Tendo em vista o endurecimento da política de imigração dos Estados Unidos e o número limitado de juízes em cidades de fronteira, uma minoria irrisória chega a ter oportunidade de explicar seu caso. É raro que um solicitante tenha acesso a advogado pago. Os que contestam a deportação provavelmente esperarão outros seis meses, ou mais, por uma audiência –na cadeia.

Há também problemas generalizados para voltar a reunir pais e filhos separados graças ao modo caótico como a política de tolerância zero está sendo implementada e imposta. O Departamento de Segurança Interna e funcionários que trabalham com Alfândega e Proteção de Fronteira separam filhos dos pais, mas só cuidam por alguns dias. O apoio de longo prazo é jurisdição do Departamento de Saúde, do Escritório de Refugiados e Reassentamento e do Departamento de Serviços para Crianças Desacompanhadas. É possível que muitas crianças se percam nos caminhos dessa burocracia, o que atrasa o reencontro com a família.

Não nos enganemos: a estratégia de imigração com tolerância zero não é apenas imoral; é também ilegal. Ao encarcerar todos os que chegam ao país, os Estados Unidos ignoram a jurisprudência internacional e nacional, inclusive a Convenção das Nações Unidas sobre o Estatuto dos Refugiados. O uso da justiça criminal para intimidar pessoas que pedem refúgio viola o Artigo 31 e outros pontos da convenção.

Como era previsível, o alto-comissário da ONU para os direitos humanos, Zeid Ra’ad al Hussein, descreveu a política de tolerância zero como inadmissível.

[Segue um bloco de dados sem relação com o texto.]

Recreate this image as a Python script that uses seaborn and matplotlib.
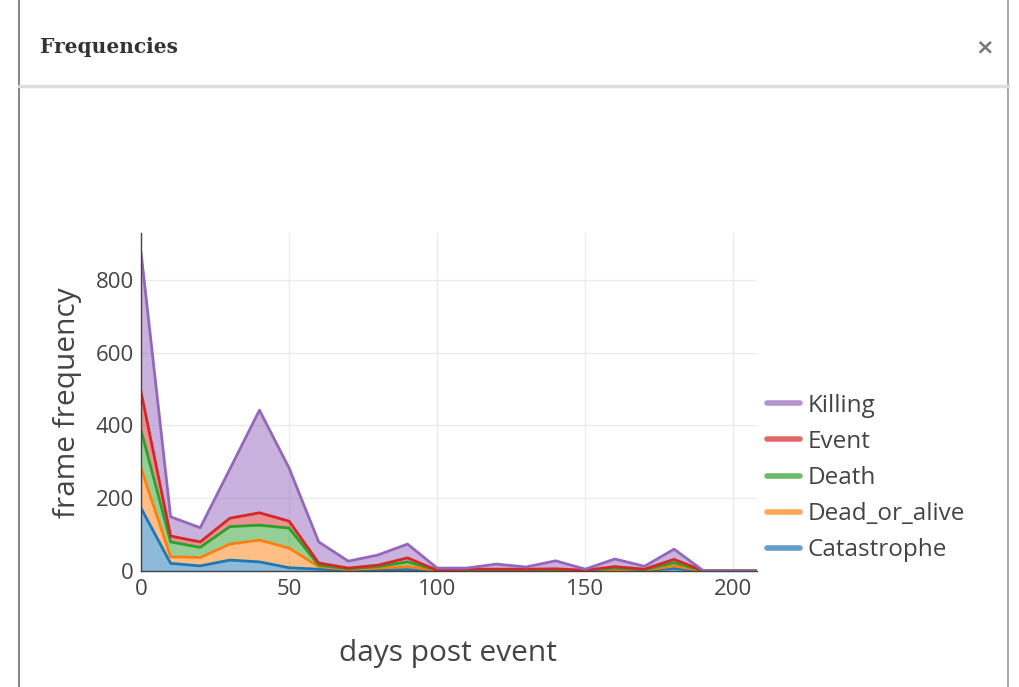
import matplotlib
matplotlib.use('Agg')
import matplotlib.pyplot as plt
from matplotlib.lines import Line2D
import seaborn as sns
import numpy as np
import pandas as pd

# days post event (one point every 10 days)
days = [0, 10, 20, 30, 40, 50, 60, 70, 80, 90, 100, 110, 120, 130, 140, 150,
        160, 170, 180, 190, 200, 210]

# per-series frame counts (not cumulative)
catastrophe = [173, 21, 14, 30, 25, 9, 5, 2, 3, 4, 1, 1, 1, 1, 1, 0,
               2, 1, 7, 0, 0, 0]
dead_or_alive = [110, 18, 23, 44, 60, 54, 7, 2, 5, 8, 1, 1, 1, 1, 1, 1,
                 2, 1, 7, 0, 0, 0]
death = [104, 41, 28, 48, 41, 55, 4, 2, 4, 13, 0, 1, 1, 1, 1, 0,
         4, 1, 9, 0, 0, 0]
event = [106, 16, 15, 23, 34, 19, 6, 2, 4, 11, 0, 2, 2, 2, 3, 1,
         4, 2, 9, 0, 0, 0]
killing = [384, 53, 39, 135, 282, 146, 58, 19, 28, 38, 6, 3, 14, 6, 22, 3,
           21, 8, 28, 0, 0, 0]

series_names = ['Catastrophe', 'Dead_or_alive', 'Death', 'Event', 'Killing']
series_values = [catastrophe, dead_or_alive, death, event, killing]
series_colors = ['#1f77b4', '#ff7f0e', '#2ca02c', '#d62728', '#9467bd']

sns.set_theme(style='white')
plt.rcParams['font.family'] = ['Open Sans', 'DejaVu Sans']

W, H = 1020, 687
fig = plt.figure(figsize=(W / 100, H / 100), dpi=100)

# plot area in pixel coords
x0, x1, y_top, y_bot = 141, 757, 233, 571
ax = fig.add_axes([x0 / W, (H - y_bot) / H, (x1 - x0) / W, (y_bot - y_top) / H])

# build stacked table
base = np.zeros(len(days))
long_rows = []
for name, vals, col in zip(series_names, series_values, series_colors):
    top = base + np.array(vals)
    ax.fill_between(days, base, top, color=col, alpha=0.5, linewidth=0, zorder=2)
    long_rows.append(pd.DataFrame({'days': days, 'cum': top, 'series': name}))
    base = top
long_df = pd.concat(long_rows, ignore_index=True)

sns.lineplot(data=long_df, x='days', y='cum', hue='series',
             palette=dict(zip(series_names, series_colors)),
             linewidth=2, legend=False, ax=ax, zorder=3)

ax.set_xlim(0, 208)
ax.set_ylim(0, 929)
ax.set_xticks([0, 50, 100, 150, 200])
ax.set_yticks([0, 200, 400, 600, 800])
ax.grid(True, color='#ebebeb', linewidth=1)
ax.set_axisbelow(True)
for s in ['top', 'right']:
    ax.spines[s].set_visible(False)
for s in ['left', 'bottom']:
    ax.spines[s].set_color('#444444')
    ax.spines[s].set_linewidth(1)
    ax.spines[s].set_zorder(4)

ax.tick_params(axis='both', length=0, labelsize=16, labelcolor='#444444')
ax.tick_params(axis='y', pad=5)
ax.tick_params(axis='x', pad=6)

ax.set_xlabel('days post event', fontsize=21.5, color='#444444')
ax.set_ylabel('frame frequency', fontsize=21.5, color='#444444')
ax.xaxis.set_label_coords(0.498, -0.2)
ax.yaxis.set_label_coords(-0.096, 0.497)

# legend, top trace first
handles = [Line2D([0], [0], color=c, linewidth=4, alpha=0.7)
           for c in series_colors[::-1]]
leg = fig.legend(handles, series_names[::-1], loc='upper left',
                 bbox_to_anchor=(757 / W, 1 - 384 / H), frameon=False,
                 fontsize=17.5, handlelength=1.35, handletextpad=0.33,
                 labelspacing=0.5, borderaxespad=0)
for t in leg.get_texts():
    t.set_color('#444444')

# modal window decorations
fig.add_artist(Line2D([19 / W, 19 / W], [0, 1], color='#888888', linewidth=1.5))
fig.add_artist(Line2D([1008 / W, 1008 / W], [0, 1], color='#999999', linewidth=1.2))
fig.add_artist(Line2D([19 / W, 1008 / W], [1 - 86 / H, 1 - 86 / H],
                      color='#dcdce3', linewidth=2.5))
fig.text(40 / W, 1 - 47 / H, 'Frequencies', fontsize=14.5, fontweight='bold',
         family='DejaVu Serif', color='#333333', va='center', ha='left')
fig.text(985 / W, 1 - 47 / H, '\u00d7', fontsize=16, fontweight='bold',
         family='DejaVu Sans', color='#777777', va='center', ha='center')

fig.savefig('out.png', dpi=100)
plt.close(fig)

Embora entidades de defesa dos direitos humanos e grupos religiosos nos Estados Unidos e em todo o mundo estejam se mobilizando e se manifestando, os danos serão duradouros.

A política criminosa pode até ter sido freada temporariamente. Mas continua sendo uma lembrança da banalidade do mal que se manifesta quando pessoas comuns seguem ordens sem pensar e sem questionar suas ações.